## AIM
Retype the opening lines of the data exactly, stopping after the line that contains "fastolga_blondel = [3, 1, 3, 2, 2, 0]". Skip every picture.

## SUPPLIED DATA
# # # # #

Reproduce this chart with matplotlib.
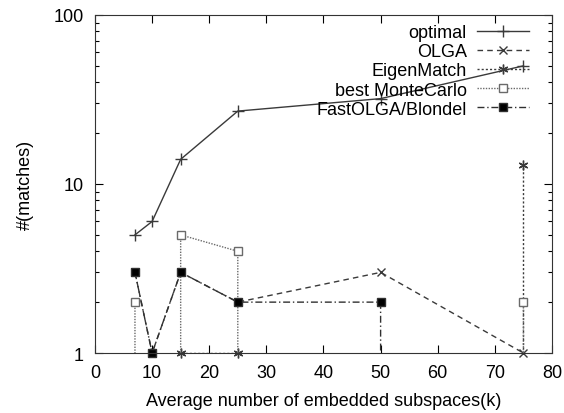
import numpy as np
import matplotlib
matplotlib.use('Agg')
import matplotlib.pyplot as plt

plt.rcParams['font.family'] = ['Liberation Sans', 'DejaVu Sans']
plt.rcParams['font.size'] = 13

# average number of embedded subspaces (k)
k = [7, 10, 15, 25, 50, 75]

# number of matches per method (0 = nothing found, not drawable on log axis)
optimal = [5, 6, 14, 27, 32, 50]
olga = [3, 1, 3, 2, 3, 1]
eigenmatch = [0, 0, 1, 1, 0, 13]
best_montecarlo = [2, 0, 5, 4, 0, 2]
fastolga_blondel = [3, 1, 3, 2, 2, 0]

labels = ['optimal', 'OLGA', 'EigenMatch', 'best MonteCarlo', 'FastOLGA/Blondel']

YMIN, YMAX = 1, 100


def log_path(xs, ys, bottom):
    # gnuplot-like: a zero value sends the line straight down to the axis
    px, py = [], []
    n = len(xs)
    for i in range(n):
        if ys[i] > 0:
            px.append(xs[i]); py.append(ys[i])
        else:
            if i > 0 and ys[i - 1] > 0:
                px += [xs[i - 1], np.nan]; py += [bottom, np.nan]
            if i < n - 1 and ys[i + 1] > 0:
                px.append(xs[i + 1]); py.append(bottom)
    return px, py


fig = plt.figure(figsize=(5.64, 4.14), dpi=100)
ax = fig.add_axes([0.1684, 0.1449, 0.8103, 0.8165])
ax.set_yscale('log')

styles = [
    dict(color='#3a3a3a', ls='-', marker='+', ms=8, mfc='none'),
    dict(color='#3a3a3a', ls=(0, (4, 3)), marker='x', ms=6, mfc='none'),
    dict(color='#3a3a3a', ls=(0, (1.5, 1.5)), marker=(6, 2, 0), ms=7, mfc='none'),
    dict(color='#6a6a6a', ls=(0, (1, 1)), marker='s', ms=6, mfc='white'),
    dict(color='#303030', ls=(0, (5, 2, 1, 2)), marker='s', ms=6, mfc='black'),
]

handles = []
for ys, st, lab in zip([optimal, olga, eigenmatch, best_montecarlo, fastolga_blondel], styles, labels):
    px, py = log_path(k, ys, YMIN)
    ln, = ax.plot(px, py, color=st['color'], ls=st['ls'], lw=1.0)
    mx = [x for x, y in zip(k, ys) if y > 0]
    my = [y for y in ys if y > 0]
    mk, = ax.plot(mx, my, ls='none', marker=st['marker'], ms=st['ms'],
                  mfc=st['mfc'], mec=st['color'], mew=1.0, clip_on=False)
    handles.append((ln, mk))

ax.set_xlim(0, 80)
ax.set_ylim(YMIN, YMAX)
ax.set_xticks(np.arange(0, 81, 10))
ax.set_yticks([1, 10, 100])
ax.set_yticklabels(['1', '10', '100'])
ax.tick_params(which='both', direction='in', top=True, right=True)
ax.tick_params(which='major', length=6, width=0.8)
ax.tick_params(which='minor', length=3, width=0.8)
ax.tick_params(axis='x', pad=8)
ax.tick_params(axis='y', pad=8)
for sp in ax.spines.values():
    sp.set_color('#333333')

ax.set_xlabel('Average number of embedded subspaces(k)', labelpad=8)
ax.set_ylabel('#(matches)', labelpad=14)

ax.legend(handles, labels, loc='upper right', bbox_to_anchor=(0.95, 0.973),
          frameon=False, markerfirst=False, handlelength=2.9, handletextpad=0.55,
          labelspacing=0.12, borderpad=0, borderaxespad=0)

fig.savefig('out.png', dpi=100)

# # # # #

## OUTPUT OF THE TASK
Reproduce this chart with matplotlib.
import numpy as np
import matplotlib
matplotlib.use('Agg')
import matplotlib.pyplot as plt

plt.rcParams['font.family'] = ['Liberation Sans', 'DejaVu Sans']
plt.rcParams['font.size'] = 13

# average number of embedded subspaces (k)
k = [7, 10, 15, 25, 50, 75]

# number of matches per method (0 = nothing found, not drawable on log axis)
optimal = [5, 6, 14, 27, 32, 50]
olga = [3, 1, 3, 2, 3, 1]
eigenmatch = [0, 0, 1, 1, 0, 13]
best_montecarlo = [2, 0, 5, 4, 0, 2]
fastolga_blondel = [3, 1, 3, 2, 2, 0]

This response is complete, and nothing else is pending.